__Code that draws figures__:

--- --- ---

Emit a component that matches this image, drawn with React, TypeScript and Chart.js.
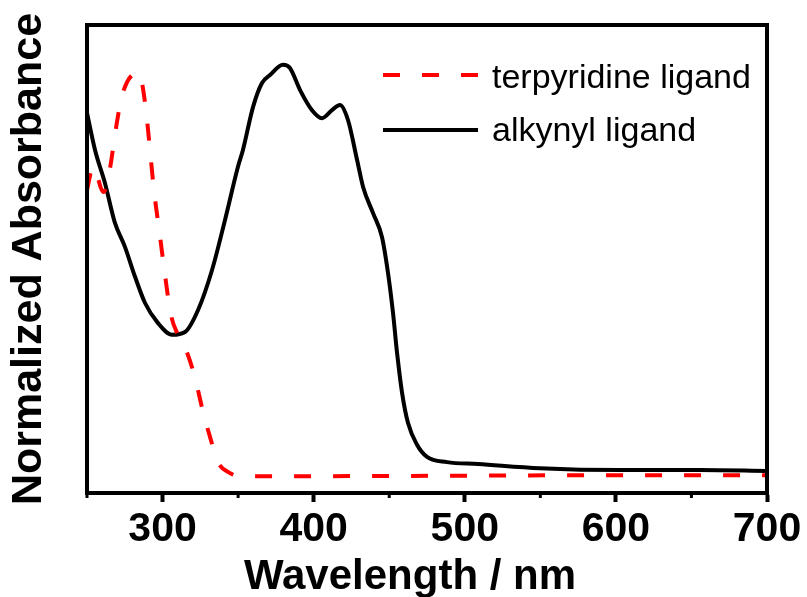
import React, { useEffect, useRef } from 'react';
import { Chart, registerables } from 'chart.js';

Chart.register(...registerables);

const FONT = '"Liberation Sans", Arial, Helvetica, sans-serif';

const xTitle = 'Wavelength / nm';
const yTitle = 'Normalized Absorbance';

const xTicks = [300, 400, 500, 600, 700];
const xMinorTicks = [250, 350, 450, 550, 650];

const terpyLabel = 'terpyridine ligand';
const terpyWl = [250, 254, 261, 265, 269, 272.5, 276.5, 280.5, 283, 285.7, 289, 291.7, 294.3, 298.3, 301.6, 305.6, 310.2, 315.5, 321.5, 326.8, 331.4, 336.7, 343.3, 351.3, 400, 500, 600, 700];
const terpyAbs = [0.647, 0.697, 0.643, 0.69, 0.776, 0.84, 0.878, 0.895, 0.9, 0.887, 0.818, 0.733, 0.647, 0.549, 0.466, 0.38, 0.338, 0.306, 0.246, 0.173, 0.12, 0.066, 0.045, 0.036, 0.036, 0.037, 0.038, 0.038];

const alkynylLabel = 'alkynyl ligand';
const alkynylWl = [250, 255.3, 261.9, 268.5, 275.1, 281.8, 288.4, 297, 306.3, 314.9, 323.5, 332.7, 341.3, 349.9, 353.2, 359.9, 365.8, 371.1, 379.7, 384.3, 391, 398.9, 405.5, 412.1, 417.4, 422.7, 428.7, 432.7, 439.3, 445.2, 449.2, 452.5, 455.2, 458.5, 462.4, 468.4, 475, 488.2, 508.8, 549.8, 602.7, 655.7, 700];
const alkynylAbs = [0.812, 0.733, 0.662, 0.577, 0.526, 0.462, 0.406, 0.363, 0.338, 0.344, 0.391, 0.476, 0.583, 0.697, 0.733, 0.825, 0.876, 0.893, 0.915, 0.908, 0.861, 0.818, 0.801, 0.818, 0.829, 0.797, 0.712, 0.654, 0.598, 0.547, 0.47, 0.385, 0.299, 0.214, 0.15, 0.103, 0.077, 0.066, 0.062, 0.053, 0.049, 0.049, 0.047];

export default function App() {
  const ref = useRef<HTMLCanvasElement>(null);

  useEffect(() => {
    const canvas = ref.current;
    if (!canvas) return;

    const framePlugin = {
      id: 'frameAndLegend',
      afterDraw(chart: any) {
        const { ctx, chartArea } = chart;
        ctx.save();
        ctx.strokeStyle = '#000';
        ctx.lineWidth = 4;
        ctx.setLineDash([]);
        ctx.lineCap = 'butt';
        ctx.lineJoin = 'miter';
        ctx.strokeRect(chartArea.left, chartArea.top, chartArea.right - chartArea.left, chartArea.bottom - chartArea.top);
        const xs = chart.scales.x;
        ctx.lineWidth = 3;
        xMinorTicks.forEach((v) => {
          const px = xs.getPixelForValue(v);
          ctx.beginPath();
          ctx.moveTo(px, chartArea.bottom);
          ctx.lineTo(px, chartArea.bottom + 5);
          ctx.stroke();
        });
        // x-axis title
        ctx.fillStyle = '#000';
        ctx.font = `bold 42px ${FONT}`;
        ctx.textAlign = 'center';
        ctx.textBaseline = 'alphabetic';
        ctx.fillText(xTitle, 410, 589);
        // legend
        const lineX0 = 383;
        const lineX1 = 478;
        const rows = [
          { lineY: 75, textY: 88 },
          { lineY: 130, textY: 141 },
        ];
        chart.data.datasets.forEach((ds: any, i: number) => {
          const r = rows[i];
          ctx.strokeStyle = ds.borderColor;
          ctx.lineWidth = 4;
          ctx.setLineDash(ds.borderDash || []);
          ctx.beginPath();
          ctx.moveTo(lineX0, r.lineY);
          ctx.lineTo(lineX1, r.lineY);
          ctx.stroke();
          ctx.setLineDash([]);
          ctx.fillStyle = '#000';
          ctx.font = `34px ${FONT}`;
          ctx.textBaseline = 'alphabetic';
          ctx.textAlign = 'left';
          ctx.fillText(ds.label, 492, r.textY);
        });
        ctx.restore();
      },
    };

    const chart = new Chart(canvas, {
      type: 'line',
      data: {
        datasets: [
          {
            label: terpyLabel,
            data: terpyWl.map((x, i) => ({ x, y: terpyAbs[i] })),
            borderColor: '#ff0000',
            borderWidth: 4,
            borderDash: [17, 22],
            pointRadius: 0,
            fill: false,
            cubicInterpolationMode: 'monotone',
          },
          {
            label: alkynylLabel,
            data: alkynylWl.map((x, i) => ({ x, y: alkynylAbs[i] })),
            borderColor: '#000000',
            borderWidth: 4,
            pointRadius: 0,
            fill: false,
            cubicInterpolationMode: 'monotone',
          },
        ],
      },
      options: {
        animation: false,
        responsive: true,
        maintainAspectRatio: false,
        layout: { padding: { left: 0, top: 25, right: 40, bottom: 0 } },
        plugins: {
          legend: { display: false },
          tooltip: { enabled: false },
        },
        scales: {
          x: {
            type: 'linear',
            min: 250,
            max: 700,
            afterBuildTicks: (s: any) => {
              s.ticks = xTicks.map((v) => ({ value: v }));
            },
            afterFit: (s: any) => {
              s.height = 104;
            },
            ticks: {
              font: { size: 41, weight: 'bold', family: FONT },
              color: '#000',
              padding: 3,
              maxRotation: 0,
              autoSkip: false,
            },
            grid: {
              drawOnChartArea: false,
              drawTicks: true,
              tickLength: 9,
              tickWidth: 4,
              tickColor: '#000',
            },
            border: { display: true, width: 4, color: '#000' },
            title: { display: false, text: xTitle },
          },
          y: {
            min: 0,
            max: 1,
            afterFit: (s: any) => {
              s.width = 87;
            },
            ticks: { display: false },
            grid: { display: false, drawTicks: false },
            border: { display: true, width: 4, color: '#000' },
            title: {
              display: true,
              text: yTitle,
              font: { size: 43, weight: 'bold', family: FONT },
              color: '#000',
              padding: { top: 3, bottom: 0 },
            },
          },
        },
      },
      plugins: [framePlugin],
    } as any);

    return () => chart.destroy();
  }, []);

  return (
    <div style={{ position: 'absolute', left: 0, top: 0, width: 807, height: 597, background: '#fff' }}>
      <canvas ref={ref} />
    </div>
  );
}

--- --- ---

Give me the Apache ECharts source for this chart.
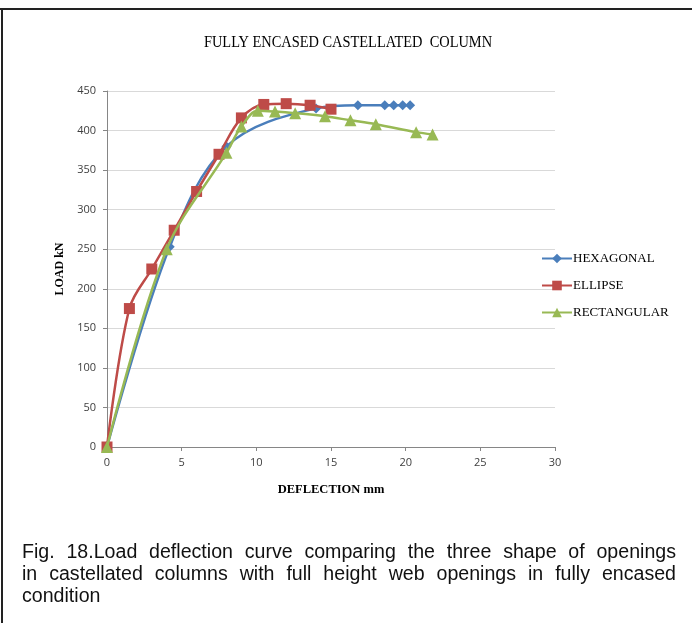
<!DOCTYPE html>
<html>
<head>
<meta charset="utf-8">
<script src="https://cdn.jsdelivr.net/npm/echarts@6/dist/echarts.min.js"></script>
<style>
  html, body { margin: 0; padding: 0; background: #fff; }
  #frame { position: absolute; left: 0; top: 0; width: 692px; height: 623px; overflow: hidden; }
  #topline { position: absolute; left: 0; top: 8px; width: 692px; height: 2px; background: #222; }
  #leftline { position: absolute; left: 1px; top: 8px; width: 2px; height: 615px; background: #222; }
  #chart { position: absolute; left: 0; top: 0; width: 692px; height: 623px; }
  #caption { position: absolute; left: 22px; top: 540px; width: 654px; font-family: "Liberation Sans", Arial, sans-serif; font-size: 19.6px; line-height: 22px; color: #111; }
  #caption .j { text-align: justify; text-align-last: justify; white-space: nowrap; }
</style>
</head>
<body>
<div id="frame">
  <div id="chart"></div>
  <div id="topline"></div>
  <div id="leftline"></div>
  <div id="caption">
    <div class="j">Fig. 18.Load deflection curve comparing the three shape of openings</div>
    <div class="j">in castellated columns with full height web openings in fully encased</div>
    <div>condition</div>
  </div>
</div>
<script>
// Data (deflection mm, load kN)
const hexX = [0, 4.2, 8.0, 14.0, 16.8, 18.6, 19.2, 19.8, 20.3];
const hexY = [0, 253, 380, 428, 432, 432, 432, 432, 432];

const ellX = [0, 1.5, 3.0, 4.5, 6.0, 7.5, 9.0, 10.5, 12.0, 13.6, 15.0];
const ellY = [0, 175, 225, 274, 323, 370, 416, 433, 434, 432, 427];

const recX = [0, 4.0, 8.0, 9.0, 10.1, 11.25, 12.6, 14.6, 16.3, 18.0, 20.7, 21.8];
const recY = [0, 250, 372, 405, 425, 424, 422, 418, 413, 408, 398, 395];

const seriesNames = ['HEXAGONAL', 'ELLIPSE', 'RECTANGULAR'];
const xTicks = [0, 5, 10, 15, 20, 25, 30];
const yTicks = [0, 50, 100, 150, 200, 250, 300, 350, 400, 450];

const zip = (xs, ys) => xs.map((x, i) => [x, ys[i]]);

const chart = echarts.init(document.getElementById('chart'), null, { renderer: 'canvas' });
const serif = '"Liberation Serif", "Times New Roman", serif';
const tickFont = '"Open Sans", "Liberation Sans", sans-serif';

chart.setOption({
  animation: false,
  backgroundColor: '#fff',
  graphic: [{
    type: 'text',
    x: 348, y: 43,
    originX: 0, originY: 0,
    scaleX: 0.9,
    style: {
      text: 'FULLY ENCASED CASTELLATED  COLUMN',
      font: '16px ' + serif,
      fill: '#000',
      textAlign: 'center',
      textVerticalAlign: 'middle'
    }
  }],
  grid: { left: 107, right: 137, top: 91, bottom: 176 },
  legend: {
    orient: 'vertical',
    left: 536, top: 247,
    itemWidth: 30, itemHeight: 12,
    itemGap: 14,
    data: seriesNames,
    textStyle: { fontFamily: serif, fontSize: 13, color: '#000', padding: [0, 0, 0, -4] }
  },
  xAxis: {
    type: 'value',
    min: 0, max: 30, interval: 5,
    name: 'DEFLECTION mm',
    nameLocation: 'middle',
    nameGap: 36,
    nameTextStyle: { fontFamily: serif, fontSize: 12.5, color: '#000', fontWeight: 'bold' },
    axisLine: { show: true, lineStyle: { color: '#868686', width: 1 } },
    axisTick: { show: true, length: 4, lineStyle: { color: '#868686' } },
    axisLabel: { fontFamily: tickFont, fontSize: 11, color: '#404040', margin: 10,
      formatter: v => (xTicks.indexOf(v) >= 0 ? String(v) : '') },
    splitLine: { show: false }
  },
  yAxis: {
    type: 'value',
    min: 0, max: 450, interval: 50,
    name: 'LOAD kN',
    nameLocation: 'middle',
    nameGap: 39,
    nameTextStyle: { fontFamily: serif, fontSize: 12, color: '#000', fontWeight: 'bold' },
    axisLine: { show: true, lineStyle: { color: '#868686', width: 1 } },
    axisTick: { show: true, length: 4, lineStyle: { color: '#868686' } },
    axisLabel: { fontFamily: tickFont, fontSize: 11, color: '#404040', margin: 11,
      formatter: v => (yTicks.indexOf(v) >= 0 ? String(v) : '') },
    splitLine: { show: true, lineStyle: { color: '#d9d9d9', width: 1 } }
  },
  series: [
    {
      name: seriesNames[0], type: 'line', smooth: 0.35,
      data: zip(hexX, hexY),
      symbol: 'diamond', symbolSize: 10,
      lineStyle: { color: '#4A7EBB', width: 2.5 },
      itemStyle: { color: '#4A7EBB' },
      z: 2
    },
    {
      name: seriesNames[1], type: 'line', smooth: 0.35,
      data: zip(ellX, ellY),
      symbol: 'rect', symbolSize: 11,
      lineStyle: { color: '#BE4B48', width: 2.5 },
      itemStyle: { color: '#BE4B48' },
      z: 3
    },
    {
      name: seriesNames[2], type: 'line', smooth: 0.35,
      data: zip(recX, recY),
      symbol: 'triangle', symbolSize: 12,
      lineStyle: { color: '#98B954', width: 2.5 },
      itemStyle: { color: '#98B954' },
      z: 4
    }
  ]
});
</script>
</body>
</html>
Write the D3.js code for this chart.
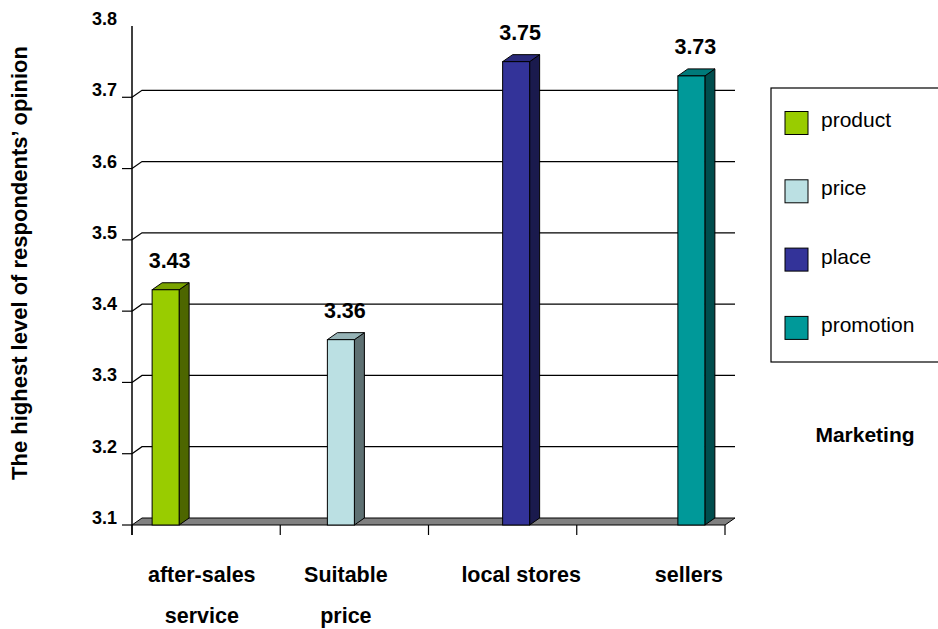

--- --- ---

__TASK INSTRUCTIONS__: In the listing above, find the line containing "Emit a component" and the line containing "Arial, Helvetica, sans-serif';". Reproduce those lines and all between them exactly, with no pictures and nothing more.

__SOLUTION__:
Emit a component that matches this image, drawn with React, TypeScript and Chart.js.
import React, { useEffect, useRef } from 'react';
import { Chart, registerables } from 'chart.js';

Chart.register(...registerables);

const FONT = '"Liberation Sans", Arial, Helvetica, sans-serif';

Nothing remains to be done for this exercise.